What other cool features do you have with this setup?
We intend to run a steam cache server. This means that games can be installed on benchmark computers at wire speed (anywhere from 1 gigabit to 10 gigabit). It is like as if we have a 10 gigabit connection to steam; it is great.
We also intend to run a PXE boot server that can be used to deploy and image windows to benchmark systems. That means we could deploy a new fresh install of windows in ~ 10 minutes on new hardware. This is much less Sisyphean for us than constantly reinstalling windows for testing.
Of course local mirrors of our favorite Linux distributions are even easier, so we can also deploy Linux from the network for testing in a matter of minutes as well.

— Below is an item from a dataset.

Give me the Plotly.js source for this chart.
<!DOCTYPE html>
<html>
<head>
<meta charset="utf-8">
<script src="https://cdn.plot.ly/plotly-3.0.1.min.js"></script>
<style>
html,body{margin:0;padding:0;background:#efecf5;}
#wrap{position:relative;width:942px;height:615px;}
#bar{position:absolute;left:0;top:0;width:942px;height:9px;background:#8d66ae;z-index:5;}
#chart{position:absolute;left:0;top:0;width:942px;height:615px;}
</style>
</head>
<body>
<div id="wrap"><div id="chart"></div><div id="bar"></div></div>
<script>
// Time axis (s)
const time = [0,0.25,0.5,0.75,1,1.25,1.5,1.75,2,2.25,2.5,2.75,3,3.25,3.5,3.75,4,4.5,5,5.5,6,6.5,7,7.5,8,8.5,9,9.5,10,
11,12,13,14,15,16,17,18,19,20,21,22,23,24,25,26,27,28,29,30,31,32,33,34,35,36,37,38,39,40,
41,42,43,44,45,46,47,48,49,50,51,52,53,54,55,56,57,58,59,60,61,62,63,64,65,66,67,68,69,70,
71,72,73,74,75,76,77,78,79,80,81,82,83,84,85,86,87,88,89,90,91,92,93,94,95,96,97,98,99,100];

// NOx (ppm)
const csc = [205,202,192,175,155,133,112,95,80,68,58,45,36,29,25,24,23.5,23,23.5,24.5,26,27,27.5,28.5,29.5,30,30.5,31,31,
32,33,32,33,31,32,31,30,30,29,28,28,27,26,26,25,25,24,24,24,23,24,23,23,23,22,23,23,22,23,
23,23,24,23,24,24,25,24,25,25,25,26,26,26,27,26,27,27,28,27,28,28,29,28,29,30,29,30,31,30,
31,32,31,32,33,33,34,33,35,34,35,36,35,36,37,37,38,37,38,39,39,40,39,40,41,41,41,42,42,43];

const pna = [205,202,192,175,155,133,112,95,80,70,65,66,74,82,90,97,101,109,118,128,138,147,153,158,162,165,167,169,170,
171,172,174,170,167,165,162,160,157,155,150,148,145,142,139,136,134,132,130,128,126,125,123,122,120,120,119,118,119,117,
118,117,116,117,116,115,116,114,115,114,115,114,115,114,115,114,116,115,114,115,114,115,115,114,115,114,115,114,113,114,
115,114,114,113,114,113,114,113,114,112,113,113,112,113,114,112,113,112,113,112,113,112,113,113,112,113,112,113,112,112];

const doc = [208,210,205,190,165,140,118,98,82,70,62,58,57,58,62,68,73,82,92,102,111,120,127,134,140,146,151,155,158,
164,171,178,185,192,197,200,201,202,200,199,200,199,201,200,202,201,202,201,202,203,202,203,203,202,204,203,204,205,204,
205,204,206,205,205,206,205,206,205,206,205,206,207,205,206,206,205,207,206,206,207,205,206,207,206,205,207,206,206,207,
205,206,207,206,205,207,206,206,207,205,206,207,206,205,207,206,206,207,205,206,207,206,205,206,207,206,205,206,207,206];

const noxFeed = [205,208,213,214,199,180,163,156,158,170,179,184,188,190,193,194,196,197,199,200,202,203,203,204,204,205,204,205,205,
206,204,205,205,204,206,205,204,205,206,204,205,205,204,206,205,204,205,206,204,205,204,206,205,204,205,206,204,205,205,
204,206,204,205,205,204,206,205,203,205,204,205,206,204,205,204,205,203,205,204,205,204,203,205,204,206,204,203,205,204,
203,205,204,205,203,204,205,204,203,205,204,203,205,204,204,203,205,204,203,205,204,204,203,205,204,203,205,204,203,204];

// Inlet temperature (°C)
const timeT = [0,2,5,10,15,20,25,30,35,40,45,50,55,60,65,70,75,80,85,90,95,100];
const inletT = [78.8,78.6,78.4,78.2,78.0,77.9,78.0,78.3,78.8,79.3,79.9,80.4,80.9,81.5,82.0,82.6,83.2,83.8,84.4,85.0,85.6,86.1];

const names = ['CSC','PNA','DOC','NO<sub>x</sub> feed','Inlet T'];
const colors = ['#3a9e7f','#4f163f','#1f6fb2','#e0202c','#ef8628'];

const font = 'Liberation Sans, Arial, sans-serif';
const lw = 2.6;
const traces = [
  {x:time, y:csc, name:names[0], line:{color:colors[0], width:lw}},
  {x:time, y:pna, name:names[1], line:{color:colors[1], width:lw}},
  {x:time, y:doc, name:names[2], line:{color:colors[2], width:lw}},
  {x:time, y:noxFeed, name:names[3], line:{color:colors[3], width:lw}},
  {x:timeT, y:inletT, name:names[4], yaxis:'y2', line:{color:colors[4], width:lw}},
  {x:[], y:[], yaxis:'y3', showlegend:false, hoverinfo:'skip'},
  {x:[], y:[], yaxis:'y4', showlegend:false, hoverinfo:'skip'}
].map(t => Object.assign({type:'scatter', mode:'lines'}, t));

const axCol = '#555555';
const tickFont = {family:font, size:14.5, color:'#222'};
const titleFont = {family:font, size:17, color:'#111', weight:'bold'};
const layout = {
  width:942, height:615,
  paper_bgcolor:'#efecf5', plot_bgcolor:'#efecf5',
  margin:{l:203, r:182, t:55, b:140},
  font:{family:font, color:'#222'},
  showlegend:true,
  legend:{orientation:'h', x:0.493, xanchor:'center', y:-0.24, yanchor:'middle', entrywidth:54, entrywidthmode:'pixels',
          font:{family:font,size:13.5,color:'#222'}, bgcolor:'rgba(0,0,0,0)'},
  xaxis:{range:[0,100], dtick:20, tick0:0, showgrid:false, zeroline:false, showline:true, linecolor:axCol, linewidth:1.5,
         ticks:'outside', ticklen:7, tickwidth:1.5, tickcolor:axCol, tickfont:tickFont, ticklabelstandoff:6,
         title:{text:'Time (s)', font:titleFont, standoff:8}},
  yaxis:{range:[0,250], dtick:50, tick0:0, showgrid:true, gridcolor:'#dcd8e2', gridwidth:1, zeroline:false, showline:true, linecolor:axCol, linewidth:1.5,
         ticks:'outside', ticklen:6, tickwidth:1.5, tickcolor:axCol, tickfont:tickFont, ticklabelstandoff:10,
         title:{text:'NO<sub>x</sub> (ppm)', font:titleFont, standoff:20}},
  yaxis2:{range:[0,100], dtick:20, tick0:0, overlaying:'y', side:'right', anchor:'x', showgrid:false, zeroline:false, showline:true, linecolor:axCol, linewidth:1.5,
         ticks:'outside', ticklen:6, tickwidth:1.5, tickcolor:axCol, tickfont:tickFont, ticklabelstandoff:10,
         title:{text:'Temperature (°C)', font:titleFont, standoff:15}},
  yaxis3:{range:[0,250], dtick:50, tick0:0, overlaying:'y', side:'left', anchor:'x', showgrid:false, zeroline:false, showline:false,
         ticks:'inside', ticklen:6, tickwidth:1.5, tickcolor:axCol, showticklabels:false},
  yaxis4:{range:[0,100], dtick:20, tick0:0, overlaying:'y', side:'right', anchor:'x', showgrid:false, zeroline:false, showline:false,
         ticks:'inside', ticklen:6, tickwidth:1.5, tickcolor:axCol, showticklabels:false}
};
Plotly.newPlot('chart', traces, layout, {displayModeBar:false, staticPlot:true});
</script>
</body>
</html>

We’re hoping that this platform will be the basis for interesting for future videos as well. Perhaps we can do the video on the steam cache server, windows boot server, and projects like that?
Thanks to our Patrons for making it possible to purchase the few new bits of hardware we needed to “thread the needle” on this project. I feel like our team did really well finding a good deal, and leveraging our expertise to build something innovative, but also not too elaborate or wasteful.
What about backups?
Backups are an important item on the todo list. Until we’ve got more than about 30 terabytes, we’re using ZFS internal capabilities to backup key data. Obviously it isn’t necessary to backup the Steam game cache, windows virtual machines, etc -- just the configuration files and our original videos and project files. ZFS makes it easy to sync differential data to another system running elsewhere.
It may even be possible for us to do a differential sync of the important video files offsite, via the internet, because we only have one to two video shooting days per week.
Time will tell how good of a platform our solution ends up being as the foundation for Level1’s storage and automation needs.